TODO: sphinx before publication For more information, please visit `speedrack's documentation`_. Did the demo? Jump right to speedrack configuration.

Sphinx stuff starts here


Please, play the field. This solution works well for my team, but you should look at what else is out there.

For example, if you have a group of machines you'd like to run tasks on, please investigate Celery or RQ. They're both quality work. The purpose of Speedrack is to be trivial to set up and update, and fault-tolerant and *reliable.


Speedrack requires Python 2.6+.

Please use virtualenv. If you've avoided it until now, please: it's really better. (If you don't have pip, prepend the following instructions with: easy_install pip)

pip install speedrack
speedrack run

Open a browser at localhost:8118, see the demo tasks churning (can take a minute). Note that some of the test tasks are designed to fail (and often), to illustrate what failure would look like. Likewise with misconfigured tasks, and so on.

Don't expose this to the internet; it's not even trying for security.
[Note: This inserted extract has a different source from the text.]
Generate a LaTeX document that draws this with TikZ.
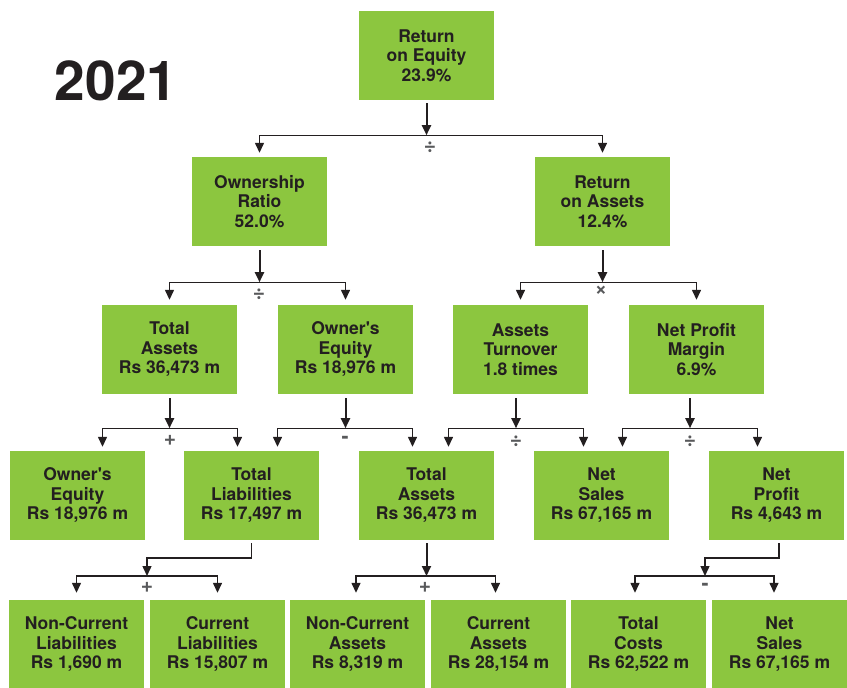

Likewise, don't make your crontab editable on your website, either.


speedrack init <target directory>

This will write two files to your local directory: speedrack_settings.py and speedrack_tasks.yaml. I like to cut and paste from examples.

Application settings

speedrack_settings.py contains application behavior: your application name, mail server settings, and so on. You won't need them all. If you're not familiar with python, you don't need to learn it for this application — just stick with the simple declarative syntax.

Task definitions and behavior

speedrack_tasks.yaml defines each task: a shell command and schedule of execution. The sample file contains the tasks used for the demo you started with.


Once you've got your settings and tasks in place:

speedrack run --settings speedrack_settings.py --tasks speedrack_tasks.yaml

Browse localhost:8118/config to check your active configuration at any time.

Task Execution

Success / Failure

FAIL_BY_NONZERO_STATUS_CODE and FAIL_BY_STDERR determine different indicators of task failure, both defaulted to true. Setting both of these to false will work, but you'll get less information in the task browser.

This is also configurable per task. You have to get the defaults / exceptions right.

Config Reloading


Speedrack asks APScheduler to shut down, and APScheduler waits for all current tasks to complete. This means that if you have a task that is going to take two hours to complete, it might be a while before Speedrack shuts down. Kill and restart Speedrack if you need it to reload right this second.


Scheduling by Interval

A simple joined string: 1h10m means every one hour, ten minutes. Full vocabulary:

{ 'M': month, 'w': week, 'd': day, 'h': hour, 'm': minute, 's': second }

Don't forget that interval measures the time between complete executions -- a task that takes roughly ten minutes to complete with an interval of thirty minutes will kick off roughly every forty minutes, not every thirty minutes.

Scheduling by cron

See APScheduler's documentation for add_cron_job. In summary:

year - year to run on
month - month to run on
day - day of month to run on
week - week of the year to run on
day_of_week - weekday to run on (0 = Monday)
hour - hour to run on
second - second to run on


  • { "day_of_week": 2, "hour": 23 }: Tuesdays at 23:00
  • { "day": 2, "hour": 23 }: The 2nd of every month at 23:00
  • { "hour": 23 }: Every day at 23:00

Run Now

Run Now behaves differently for interval and cron.

Using Run Now does not modify the next launch time. It schedules a parallel execution that happens in addition to your cron scheduling. Be aware of the following:

  • Start at 00:00:00, cron set to every 30m.
  • At 00:29:00, click Run Now.
  • At 00:30:00, Speedrack executes the scheduled task, perhaps in parallel with the manually submitted one.


Speedrack is made from Flask, Twitter Bootstrap, and APScheduler.


Some notes to hopefully save some effort on everyone's part.

  • Bugs: love to hear about them!
  • Simple contributions (known bugs, docs, typos, tweaks): just fork and request pull (tests <3)
  • Complex contributions (new features): email first

Random Notes

Yes, it's built on minimally-configured Twitter Bootstrap. This isn't customer-facing, and it's nice enough.

What's a speedrack? At a bar or food service event, the most common mixins are kept at arm-level, for efficiency -- this is the speedrack. Every reach is lost time, strain, and the line gets longer. Likewise, every reach for data or regular task execution, the line's getting longer. And like a lot of geeks, I'll work three days to save myself three minutes during crunch times. It's nice when things just work.

Thanks and Why

The good parts of this Flask implementation drew on knowledge and practices that Andrew Roberts and I accumulated in our work together. He's excellent; the bad parts are all mine.

Speedrack was inspired by Pydog, by Philip Montgomery. My team used Pydog happily for years, but as our reliance on it grew, we needed something a little more stable. We already loved Flask, so it was an easy choice.